Your objective: Take the listing from its first line through the line that contains "var r2Pos = [155, 1.272];" and please retype those lines exactly, leaving out the pictures.

Records for the task:
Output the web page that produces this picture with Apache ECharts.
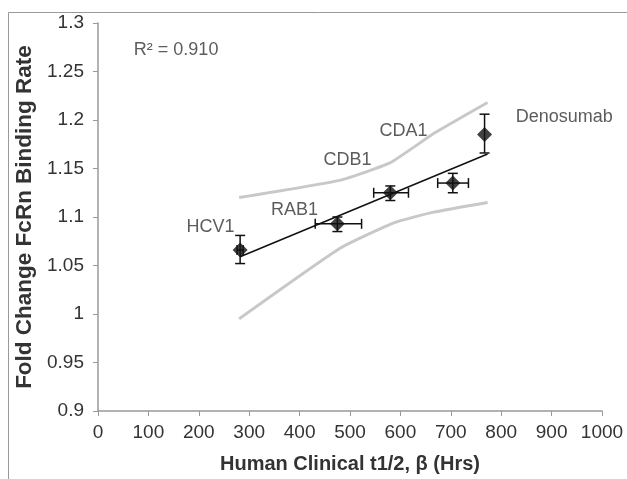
<!DOCTYPE html>
<html>
<head>
<meta charset="utf-8">
<script src="https://cdn.jsdelivr.net/npm/echarts@6/dist/echarts.min.js"></script>
<style>html,body{margin:0;padding:0;background:#fff;}#c{width:627px;height:479px;}</style>
</head>
<body>
<div id="c"></div>
<script>
// Data
var names = ['HCV1', 'RAB1', 'CDB1', 'CDA1', 'Denosumab'];
var halfLife = [282, 475, 580, 704, 767];
var halfLifeLo = [276, 431, 547, 674, 767];
var halfLifeHi = [288, 523, 616, 735, 767];
var foldChange = [1.066, 1.093, 1.125, 1.135, 1.185];
var foldLo = [1.052, 1.085, 1.117, 1.125, 1.166];
var foldHi = [1.081, 1.100, 1.132, 1.145, 1.206];
var trendLine = [[282, 1.059], [773, 1.165]];
var upperBand = [[280, 1.120], [481, 1.138], [580, 1.156], [666, 1.186], [773, 1.218]];
var lowerBand = [[280, 0.995], [481, 1.068], [587, 1.094], [666, 1.105], [773, 1.115]];
var labelPos = [[223, 1.090], [390, 1.107], [495, 1.159], [606, 1.189], [925, 1.2026]];
var r2Text = 'R² = 0.910';
var r2Pos = [155, 1.272];

var FONT = 'Liberation Sans, Arial, Helvetica, sans-serif';
var points = halfLife.map(function (x, i) { return [x, foldChange[i]]; });
var errData = halfLife.map(function (x, i) {
  return [x, foldChange[i], halfLifeLo[i], halfLifeHi[i], foldLo[i], foldHi[i]];
});
var labelData = names.map(function (n, i) { return { name: n, value: labelPos[i] }; });
labelData.push({ name: r2Text, value: r2Pos });

var chart = echarts.init(document.getElementById('c'), null, { renderer: 'canvas' });
chart.setOption({
  backgroundColor: '#fff',
  animation: false,
  graphic: [{
    type: 'rect', shape: { x: 8.5, y: 12.5, width: 700, height: 600 },
    style: { fill: 'none', stroke: '#999', lineWidth: 1 }, z: -10
  }],
  grid: { left: 98, right: 25, top: 23, bottom: 66 },
  xAxis: {
    type: 'value', min: 0, max: 1000, interval: 100,
    name: 'Human Clinical t1/2, β (Hrs)', nameLocation: 'middle', nameGap: 43,
    nameTextStyle: { fontFamily: FONT, fontSize: 20, fontWeight: 'bold', color: '#333' },
    axisLine: { show: true, lineStyle: { color: '#999', width: 1.5 } },
    axisTick: { show: true, length: 5, lineStyle: { color: '#999' } },
    axisLabel: { fontFamily: FONT, fontSize: 19, color: '#333', margin: 12,
      formatter: function (v) { return String(v); } },
    splitLine: { show: false }
  },
  yAxis: {
    type: 'value', min: 0.9, max: 1.3, interval: 0.05,
    name: 'Fold Change FcRn Binding Rate', nameLocation: 'middle', nameGap: 61,
    nameTextStyle: { fontFamily: FONT, fontSize: 22.5, fontWeight: 'bold', color: '#333' },
    axisLine: { show: true, lineStyle: { color: '#999', width: 1.5 } },
    axisTick: { show: true, length: 5, lineStyle: { color: '#999' } },
    axisLabel: { fontFamily: FONT, fontSize: 19, color: '#333', margin: 14 },
    splitLine: { show: false }
  },
  series: [
    {
      type: 'line', data: upperBand, smooth: 0.15, symbol: 'none',
      lineStyle: { color: '#c8c8c8', width: 3 }, z: 1
    },
    {
      type: 'line', data: lowerBand, smooth: 0.15, symbol: 'none',
      lineStyle: { color: '#c8c8c8', width: 3 }, z: 1
    },
    {
      type: 'line', data: trendLine, symbol: 'none',
      lineStyle: { color: '#111', width: 1.5 }, z: 2
    },
    {
      type: 'custom', data: errData, z: 3,
      renderItem: function (params, api) {
        var x = api.value(0), y = api.value(1);
        var xl = api.value(2), xh = api.value(3), yl = api.value(4), yh = api.value(5);
        var pLo = api.coord([x, yl]), pHi = api.coord([x, yh]);
        var qLo = api.coord([xl, y]), qHi = api.coord([xh, y]);
        var cap = 5;
        var st = { stroke: '#111', lineWidth: 1.5 };
        var ch = [
          { type: 'line', shape: { x1: pLo[0], y1: pLo[1], x2: pHi[0], y2: pHi[1] }, style: st },
          { type: 'line', shape: { x1: pLo[0] - cap, y1: pLo[1], x2: pLo[0] + cap, y2: pLo[1] }, style: st },
          { type: 'line', shape: { x1: pHi[0] - cap, y1: pHi[1], x2: pHi[0] + cap, y2: pHi[1] }, style: st }
        ];
        if (xh > xl) {
          ch.push({ type: 'line', shape: { x1: qLo[0], y1: qLo[1], x2: qHi[0], y2: qHi[1] }, style: st });
          ch.push({ type: 'line', shape: { x1: qLo[0], y1: qLo[1] - cap, x2: qLo[0], y2: qLo[1] + cap }, style: st });
          ch.push({ type: 'line', shape: { x1: qHi[0], y1: qHi[1] - cap, x2: qHi[0], y2: qHi[1] + cap }, style: st });
        }
        return { type: 'group', children: ch };
      }
    },
    {
      type: 'scatter', data: points, symbol: 'diamond', symbolSize: 15,
      itemStyle: { color: '#111' }, z: 4
    },
    {
      type: 'scatter', data: labelData, symbolSize: 0, z: 5, silent: true,
      label: {
        show: true, position: 'inside', formatter: '{b}',
        fontFamily: FONT, fontSize: 18, color: '#333'
      }
    }
  ]
});
</script>
</body>
</html>
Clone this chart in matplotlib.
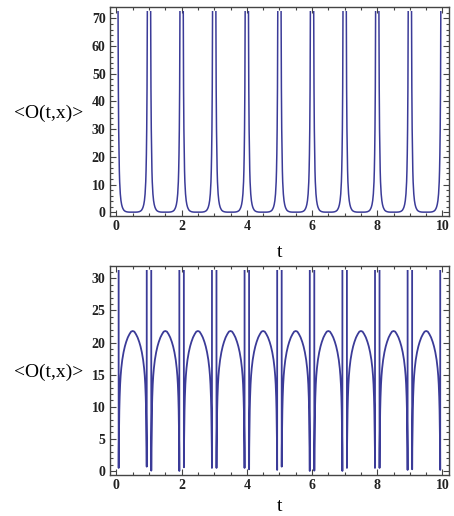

Finished task:
Output the web page that produces this picture with Apache ECharts.
<!DOCTYPE html>
<html>
<head>
<meta charset="utf-8">
<script src="https://cdn.jsdelivr.net/npm/echarts@6/dist/echarts.min.js"></script>
<style>html,body{margin:0;padding:0;background:#fff;}#c{width:627px;height:479px;}</style>
</head>
<body>
<div id="c"></div>
<script>
// Data
var names = ['HCV1', 'RAB1', 'CDB1', 'CDA1', 'Denosumab'];
var halfLife = [282, 475, 580, 704, 767];
var halfLifeLo = [276, 431, 547, 674, 767];
var halfLifeHi = [288, 523, 616, 735, 767];
var foldChange = [1.066, 1.093, 1.125, 1.135, 1.185];
var foldLo = [1.052, 1.085, 1.117, 1.125, 1.166];
var foldHi = [1.081, 1.100, 1.132, 1.145, 1.206];
var trendLine = [[282, 1.059], [773, 1.165]];
var upperBand = [[280, 1.120], [481, 1.138], [580, 1.156], [666, 1.186], [773, 1.218]];
var lowerBand = [[280, 0.995], [481, 1.068], [587, 1.094], [666, 1.105], [773, 1.115]];
var labelPos = [[223, 1.090], [390, 1.107], [495, 1.159], [606, 1.189], [925, 1.2026]];
var r2Text = 'R² = 0.910';
var r2Pos = [155, 1.272];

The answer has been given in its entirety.